Infants! I swear he didn't even look at me or stop his work. He could have been telling me to leave the check on the counter for him. I could feel my mind setting up a wall against what I was hearing. This does not have to be Zysean's story. Nature vs. nurture bounced about in my mind for a moment before I looked into Zysean's big brown eyes and got steadied by his smile. Our little darling, who says "pease" and "Dank-u" and puts his toys back when asked - leaving home to become a crack addict? I understand that kids at least as cute as him have grown up to do great damage to themselves and those who love them. But I've been having too much fun with him to ever go there in my mind. "He's a cute kid, that one," the water guy said again, as a sort of consolation.

"We think so." was all I said. But inside I was deciding which part of this I was going to build a fortress against. I could easily seal out everything he said, or lock down against him completely. After all, it was pretty unnecessary for him to lay out an adoption misfortune story to a newly adoptive parent.  But I'm too old to take offense. I've collected enough been-there-done-thats in that department to fill a small city. With a burnt bridge in every suburb. Besides, I like our water guy. And I plan to keep liking him. He probably thought this would be good information to have. He probably  doesn't know how sensitive an adoptive parent can be. Thank you, water guy. Thanks so much.

But, a wall kept going up somewhere in my mind, a means to shelter from harm all the good I see in that boy every hour of every day, and all the good I feel I do as a parent. I could start laying brick on top of brick against crack addicts, his birth mother, for instance. Keep him far away from her and her influence. Deny any communication from her or his drug dealer dad. I could keep him away from all addictive substances: alcohol, cigarettes, sugar. Deprive him of things that might take him down the wrong path. Would that keep him safe?

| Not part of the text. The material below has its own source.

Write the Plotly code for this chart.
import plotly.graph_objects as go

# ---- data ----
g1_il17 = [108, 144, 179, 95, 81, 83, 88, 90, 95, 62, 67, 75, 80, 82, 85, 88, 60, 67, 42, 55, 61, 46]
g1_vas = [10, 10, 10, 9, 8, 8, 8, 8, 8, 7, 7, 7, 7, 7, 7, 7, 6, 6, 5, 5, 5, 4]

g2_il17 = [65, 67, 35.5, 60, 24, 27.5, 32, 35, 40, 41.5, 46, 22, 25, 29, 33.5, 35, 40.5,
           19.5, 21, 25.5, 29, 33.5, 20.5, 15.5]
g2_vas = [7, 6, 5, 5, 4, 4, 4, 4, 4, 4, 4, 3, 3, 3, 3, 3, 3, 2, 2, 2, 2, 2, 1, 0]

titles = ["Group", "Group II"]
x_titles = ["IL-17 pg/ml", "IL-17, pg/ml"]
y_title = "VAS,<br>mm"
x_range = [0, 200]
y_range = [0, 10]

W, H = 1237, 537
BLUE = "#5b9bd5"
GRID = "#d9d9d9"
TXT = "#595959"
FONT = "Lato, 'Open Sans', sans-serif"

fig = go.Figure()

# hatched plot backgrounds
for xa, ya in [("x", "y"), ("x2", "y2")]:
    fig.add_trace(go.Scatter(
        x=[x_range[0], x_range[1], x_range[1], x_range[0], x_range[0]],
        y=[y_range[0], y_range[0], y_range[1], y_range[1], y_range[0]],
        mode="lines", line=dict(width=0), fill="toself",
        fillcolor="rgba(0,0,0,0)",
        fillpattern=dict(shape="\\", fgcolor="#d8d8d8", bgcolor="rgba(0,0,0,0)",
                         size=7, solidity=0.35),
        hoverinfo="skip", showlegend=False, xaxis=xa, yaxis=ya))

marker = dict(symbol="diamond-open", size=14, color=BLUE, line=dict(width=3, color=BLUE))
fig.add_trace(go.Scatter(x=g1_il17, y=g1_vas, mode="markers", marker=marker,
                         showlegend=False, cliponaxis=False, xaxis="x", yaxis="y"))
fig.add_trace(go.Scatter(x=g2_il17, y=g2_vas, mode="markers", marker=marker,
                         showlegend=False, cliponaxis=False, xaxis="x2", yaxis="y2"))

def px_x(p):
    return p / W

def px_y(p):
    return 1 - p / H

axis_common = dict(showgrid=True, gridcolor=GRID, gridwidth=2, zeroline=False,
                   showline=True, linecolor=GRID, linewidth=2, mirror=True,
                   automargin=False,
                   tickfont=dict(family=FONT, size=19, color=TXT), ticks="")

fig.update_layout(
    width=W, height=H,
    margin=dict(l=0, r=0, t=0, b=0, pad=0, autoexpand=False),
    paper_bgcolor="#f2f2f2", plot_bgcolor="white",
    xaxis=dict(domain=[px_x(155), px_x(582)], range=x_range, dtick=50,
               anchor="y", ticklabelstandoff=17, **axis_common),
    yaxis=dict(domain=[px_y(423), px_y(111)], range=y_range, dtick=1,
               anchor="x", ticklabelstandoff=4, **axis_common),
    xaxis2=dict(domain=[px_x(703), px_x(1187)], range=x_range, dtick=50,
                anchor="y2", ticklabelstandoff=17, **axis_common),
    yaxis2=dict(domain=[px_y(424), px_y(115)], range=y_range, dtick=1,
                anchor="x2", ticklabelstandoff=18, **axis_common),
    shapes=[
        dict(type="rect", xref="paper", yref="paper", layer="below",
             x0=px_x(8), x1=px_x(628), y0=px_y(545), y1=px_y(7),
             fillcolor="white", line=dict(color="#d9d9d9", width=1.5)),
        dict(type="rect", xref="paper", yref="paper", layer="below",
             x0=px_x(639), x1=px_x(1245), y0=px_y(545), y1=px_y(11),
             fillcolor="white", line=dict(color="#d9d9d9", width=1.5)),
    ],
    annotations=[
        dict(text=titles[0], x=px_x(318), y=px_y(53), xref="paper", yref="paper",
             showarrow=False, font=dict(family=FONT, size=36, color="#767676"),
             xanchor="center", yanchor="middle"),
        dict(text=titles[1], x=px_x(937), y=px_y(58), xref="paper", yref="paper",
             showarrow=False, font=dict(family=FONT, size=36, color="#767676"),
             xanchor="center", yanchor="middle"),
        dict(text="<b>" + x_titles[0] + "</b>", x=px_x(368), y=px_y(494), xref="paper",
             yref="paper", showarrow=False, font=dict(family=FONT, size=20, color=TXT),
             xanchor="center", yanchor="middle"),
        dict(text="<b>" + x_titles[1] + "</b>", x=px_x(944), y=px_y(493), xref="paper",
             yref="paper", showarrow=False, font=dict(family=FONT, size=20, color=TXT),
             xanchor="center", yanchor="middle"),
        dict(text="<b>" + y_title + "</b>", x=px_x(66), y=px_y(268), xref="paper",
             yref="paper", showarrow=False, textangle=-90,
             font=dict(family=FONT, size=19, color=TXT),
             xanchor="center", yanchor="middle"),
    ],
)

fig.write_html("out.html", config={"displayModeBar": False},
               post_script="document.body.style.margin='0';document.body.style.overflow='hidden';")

All these thoughts seemed to amount to making decisions for him, which goes against my style. I like seeing him making good decisions for himself, even if he makes several bad ones on the way there. He burned his finger just yesterday, while dropping a pirogi in boiling water. I saw the water splash him as he threw it in with too much force. He was in my arms at the time. I didn't stop him. He discussed it in one-word sentences for the rest of the night. "Hot. Burn. Oww." pointing to the red patch on his fingers. "Yes. You burned your finger. The water was hot." was my repeated response.

But meanwhile, in another part of my brain, the part that fears losing him to the "evils" of the world, is still  busy constructing safety barriers. Where to start? I know his birth parents have a world of troubles, but I still can't turn my heart against either of them. I think of them as his family, too, against the advice of most people, even if they are the family he may never meet until he's grown and on his own. They are his blood. Their childhoods gave them little to work with, and yet they have never shown me anything but politeness and timid gratitude. That is a rare occurrence in the fostering system, so I return gratitude to them for allowing us to raise him.

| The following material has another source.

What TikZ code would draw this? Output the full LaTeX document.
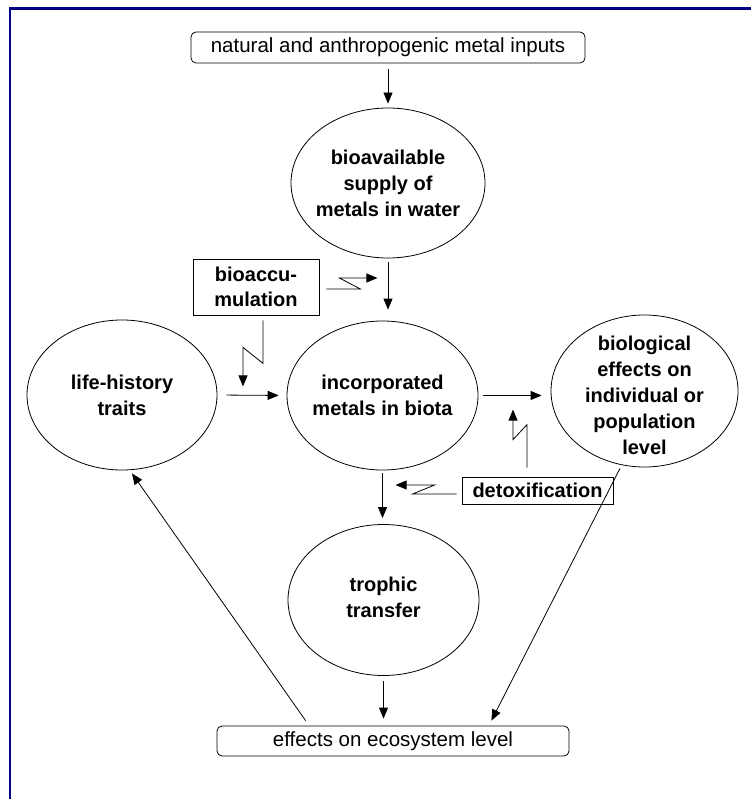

But the wall-building energy persisted for the whole day. There must be some way to divert the forces that lead children to tragic fates like the water guy's nephews. There are so many distractions out there that can blind our children to what's important - in our media stream, in our food, in our communications, in our art, in our politics. I could build walls all day, every day and still not keep all of it out of his reach. All that walling up has to be damaging to a child's spirit, anyway, right? Not to mention my own.

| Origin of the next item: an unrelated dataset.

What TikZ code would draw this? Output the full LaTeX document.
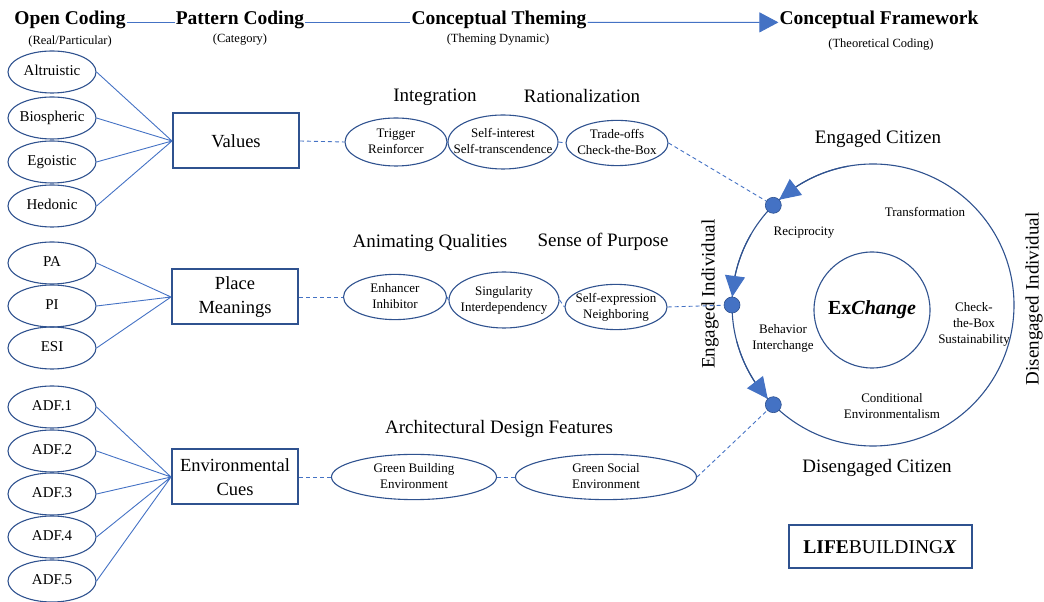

Yet this instinct to build something strong and formidable wouldn't leave. It scares me sometimes how much willful energy I can have toward something that feels important.  My long practice with wall-building has provided enormous skills, but eventually it became clear that a new type of construction was in order. Zysean's spirit doesn't need walls. It needs wings! Strong, formidable ones, that can endure tough winds and take long journeys. Wings that can take him out into the world, and can bring him safely home. This is what I need to learn to build. Wings grown on encouragement, good food and a compassionate heart. Wings wide enough to embrace all beings but fast enough to escape the grasps of predators. Wings that fly high enough to see a distant goal, and strong enough to carry him there, past all hesitancy and doubt, past even the shadows of his mother's little walls.